◆ **Do this**: Output the data word for word, dropping every image.
## BEGIN
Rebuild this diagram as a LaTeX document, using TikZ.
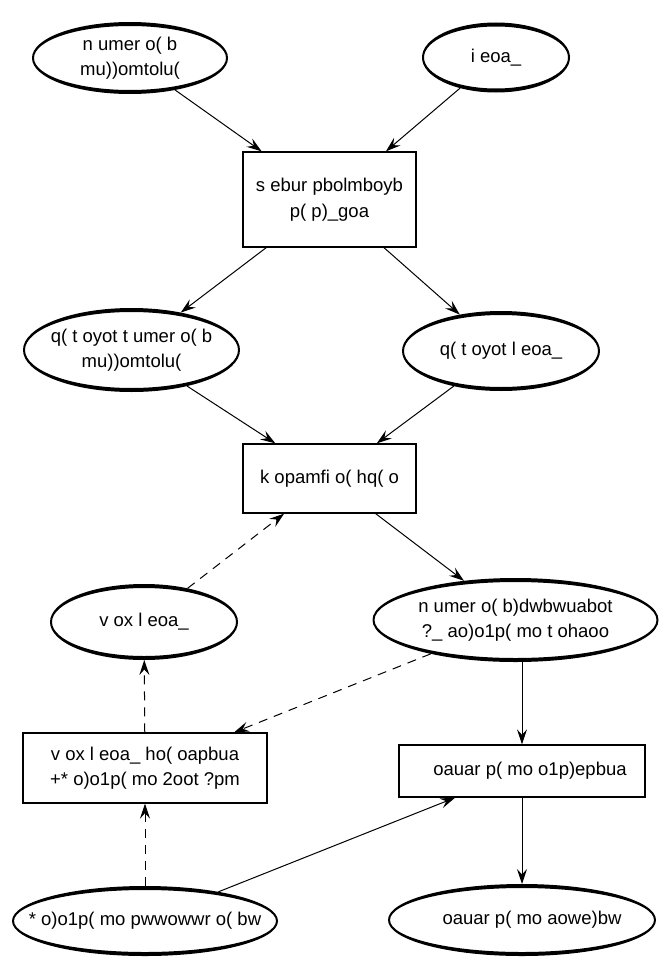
\documentclass[tikz,border=0pt]{standalone}
\usepackage{fontspec}
\setmainfont{Liberation Sans}
\usetikzlibrary{arrows.meta,shapes.geometric}

% Oval node with a ring outline that is heavier at top and bottom:
% #1 name, #2 x, #3 y, #4 x radius, #5 y radius, #6 text
\newcommand\ovalnode[6]{%
  \fill[even odd rule] (#2,#3) ellipse [x radius={#4pt}, y radius={#5pt}]
    (#2,#3) ellipse [x radius={#4pt-2pt}, y radius={#5pt-4pt}];
  \node[oval, minimum width={2*#4pt}, minimum height={2*#5pt}] (#1) at (#2,#3) {#6};}

\begin{document}
\begin{tikzpicture}[x=1pt, y=-1pt,
  every node/.style={font=\fontsize{18.5}{25.5}\selectfont, align=center},
  oval/.style={ellipse, draw=none, inner sep=0pt, inner xsep=-60pt, outer sep=0pt},
  box/.style={rectangle, draw, line width=1.3pt, inner sep=0pt},
  link/.style={line width=1pt, -{Stealth[length=15pt, width=10pt, inset=5.5pt]}},
  weak/.style={link, dash pattern=on 9pt off 7pt}]
\useasboundingbox (0,0) rectangle (660,958);

% top row
\ovalnode{e1}{130}{58}{98}{36}{n umer o( b\\mu))omtolu(}
\ovalnode{e2}{496}{57.5}{74}{35}{i eoa\_}
\node[box, minimum width=173pt, minimum height=95pt] (r1) at (329.5,199.5)
  {s ebur pbolmboyb\\p( p)\_goa};

% second row
\ovalnode{e3}{131.5}{350}{108.5}{42}{q( t oyot t umer o( b\\mu))omtolu(}
\ovalnode{e4}{501}{351}{99}{40}{q( t oyot l eoa\_}
\node[box, minimum width=173pt, minimum height=69pt] (r2) at (329.5,478.5)
  {k opamfi o( hq( o};

% third row
\ovalnode{e5}{144}{622}{94}{38}{v ox l eoa\_}
\ovalnode{e6}{515.5}{620}{143}{42}{n umer o( b)dwbwuabot\\?\_ ao)o1p( mo t ohaoo}
\node[box, minimum width=244pt, minimum height=70pt] (r3) at (145,768)
  {v ox l eoa\_ ho( oapbua\\+* o)o1p( mo 2oot ?pm};
\node[box, minimum width=246pt, minimum height=52pt] (r4) at (522,771)
  {\hspace*{16pt}oauar p( mo o1p)epbua};

% bottom row
\ovalnode{e7}{145}{921}{133}{35}{* o)o1p( mo pwwowwr o( bw}
\ovalnode{e8}{522}{920}{134}{36}{\hspace*{20pt}oauar p( mo aowe)bw}

% connectors
\draw[link] (e1) -- (r1);
\draw[link] (e2) -- (r1);
\draw[link] (r1) -- (e3);
\draw[link] (r1) -- (e4);
\draw[link] (e3) -- (r2);
\draw[link] (e4) -- (r2);
\draw[link] (r2) -- (e6);
\draw[weak] (e5) -- (r2);
\draw[weak] (e6) -- (r3);
\draw[weak] (r3) -- (e5);
\draw[weak] (e7) -- (r3);
\draw[link] (e6.south -| r4.north) -- (r4.north);
\draw[link] (e7) -- (r4);
\draw[link] (r4) -- (e8);
\end{tikzpicture}
\end{document}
## END
◆ **Correct response**:
Rebuild this diagram as a LaTeX document, using TikZ.
\documentclass[tikz,border=0pt]{standalone}
\usepackage{fontspec}
\setmainfont{Liberation Sans}
\usetikzlibrary{arrows.meta,shapes.geometric}

% Oval node with a ring outline that is heavier at top and bottom:
% #1 name, #2 x, #3 y, #4 x radius, #5 y radius, #6 text
\newcommand\ovalnode[6]{%
  \fill[even odd rule] (#2,#3) ellipse [x radius={#4pt}, y radius={#5pt}]
    (#2,#3) ellipse [x radius={#4pt-2pt}, y radius={#5pt-4pt}];
  \node[oval, minimum width={2*#4pt}, minimum height={2*#5pt}] (#1) at (#2,#3) {#6};}

\begin{document}
\begin{tikzpicture}[x=1pt, y=-1pt,
  every node/.style={font=\fontsize{18.5}{25.5}\selectfont, align=center},
  oval/.style={ellipse, draw=none, inner sep=0pt, inner xsep=-60pt, outer sep=0pt},
  box/.style={rectangle, draw, line width=1.3pt, inner sep=0pt},
  link/.style={line width=1pt, -{Stealth[length=15pt, width=10pt, inset=5.5pt]}},
  weak/.style={link, dash pattern=on 9pt off 7pt}]
\useasboundingbox (0,0) rectangle (660,958);

% top row
\ovalnode{e1}{130}{58}{98}{36}{n umer o( b\\mu))omtolu(}
\ovalnode{e2}{496}{57.5}{74}{35}{i eoa\_}
\node[box, minimum width=173pt, minimum height=95pt] (r1) at (329.5,199.5)
  {s ebur pbolmboyb\\p( p)\_goa};

% second row
\ovalnode{e3}{131.5}{350}{108.5}{42}{q( t oyot t umer o( b\\mu))omtolu(}
\ovalnode{e4}{501}{351}{99}{40}{q( t oyot l eoa\_}
\node[box, minimum width=173pt, minimum height=69pt] (r2) at (329.5,478.5)
  {k opamfi o( hq( o};

% third row
\ovalnode{e5}{144}{622}{94}{38}{v ox l eoa\_}
\ovalnode{e6}{515.5}{620}{143}{42}{n umer o( b)dwbwuabot\\?\_ ao)o1p( mo t ohaoo}
\node[box, minimum width=244pt, minimum height=70pt] (r3) at (145,768)
  {v ox l eoa\_ ho( oapbua\\+* o)o1p( mo 2oot ?pm};
\node[box, minimum width=246pt, minimum height=52pt] (r4) at (522,771)
  {\hspace*{16pt}oauar p( mo o1p)epbua};

% bottom row
\ovalnode{e7}{145}{921}{133}{35}{* o)o1p( mo pwwowwr o( bw}
\ovalnode{e8}{522}{920}{134}{36}{\hspace*{20pt}oauar p( mo aowe)bw}

% connectors
\draw[link] (e1) -- (r1);
\draw[link] (e2) -- (r1);
\draw[link] (r1) -- (e3);
\draw[link] (r1) -- (e4);
\draw[link] (e3) -- (r2);
\draw[link] (e4) -- (r2);
\draw[link] (r2) -- (e6);
\draw[weak] (e5) -- (r2);
\draw[weak] (e6) -- (r3);
\draw[weak] (r3) -- (e5);
\draw[weak] (e7) -- (r3);
\draw[link] (e6.south -| r4.north) -- (r4.north);
\draw[link] (e7) -- (r4);
\draw[link] (r4) -- (e8);
\end{tikzpicture}
\end{document}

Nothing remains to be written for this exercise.